Make-up artists and manicurists can be hired for the occasion through home-grown beauty appointment booking app Vanitee. In July, Luxasia and angel investor Robert Yap gave the then three- month-old Vanitee $2 million in funding.

On why Luxasia chose to invest in the booking app, Mr Chong says: "We believe in the model and that it works well in targeting the younger crowd.

"We also felt that we can add value to their business. They can provide services at Luxasia events, and we can put them in contact with spa owners who can outsource their services through the app."

He reveals that an Escentials e-commerce site is in the pipeline. Inspired by luxury men's fashion and lifestyle e-purveyor Mr Porter, the new Escentials website will feature an e-magazine with beauty, fashion and lifestyle content.

Mr Chong declined to reveal Escentials' sales figures, except to say it has been growing above market rate.

The changes at Escentials are part of parent company Luxasia's attempts to grow the business in a volatile retail market.

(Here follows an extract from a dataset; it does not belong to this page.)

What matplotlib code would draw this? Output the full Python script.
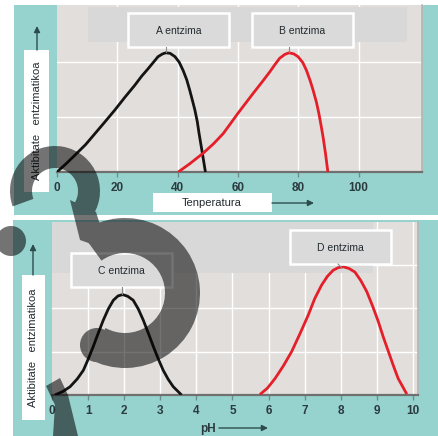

The home- grown company was founded by Mr Chong's father Patrick - who is in his early 60s - in 1986 as a distributor of fragrances.

Today, it distributes more than 100 international cosmetic brands - such as Aveda, Calvin Klein and Bvlgari - across 11 markets including China, India and Myanmar.

Mr Chong, who is also managing director of Luxasia, runs the business in China, oversees the Thailand and Philippines markets and Escentials; his father, the chief executive, runs everything else.

Entering into joint ventures has been a key business strategy since a decade ago.

In 2005, Luxasia entered into a joint venture with the international beauty giant Coty to form Coty Prestige Southeast Asia. This leaves both companies responsible for about 20 labels such as Marc Jacobs, Chloe, Miu Miu and Philosophy in selected markets.

While Luxasia was previously a distributor of Coty products, it now handles operations such as logistics, finance, sales and marketing.

More recently, in 2011, it embarked on another joint venture with the fragrance and beauty arm of French luxury conglomerate Moet Hennessy Louis Vuitton (LVMH) to form L Beauty.

Through the venture, Luxasia provides LVMH-owned beauty brands Dior, Benefit, Make Up For Ever and Fresh in the South-east Asian markets with support in human resource, logistics and information technology.

Mr Jacques Gouallou, the managing director of L Beauty, says the partnership makes perfect sense: "Luxasia is established in South-east Asia and beyond for more than 30 years.

"This venture has allowed us to expand quickly to these markets, by leveraging on the presence of Luxasia which has helped us tremendously in setting up our operations and choosing the right distribution channel in each country."

Two years ago, Luxasia also teamed up with French cosmetics chain Yves Rocher to relaunch the brand here with standalone stores - after it exited the market more than a decade ago - through a joint venture.

Earlier this year, yet another joint venture was formed with American label Elizabeth Arden.

On these partnerships, which add an additional 20-odd brands to Luxasia's portfolio, Mr Chong says it is a natural progression for the business.

He adds that "the age of distributorship is coming to a close now"; and it is about synergistic partnerships where companies grow a business together and leverage cost efficiency on a regional level.

As Luxasia marks its 30th anniversary next year, Mr Chong says the company is all prepared for the next decade.

"For us, retail stores, e-commerce, mobile-commerce and partnership with key retailers and companies on a regional platform will be the way forward.

"We want to be Asia's beauty market maker and offer brands a fully integrated platform to access the Asian markets. We've been taking key steps and making investments in important areas to ensure that we will be ready for the next leg of our journey."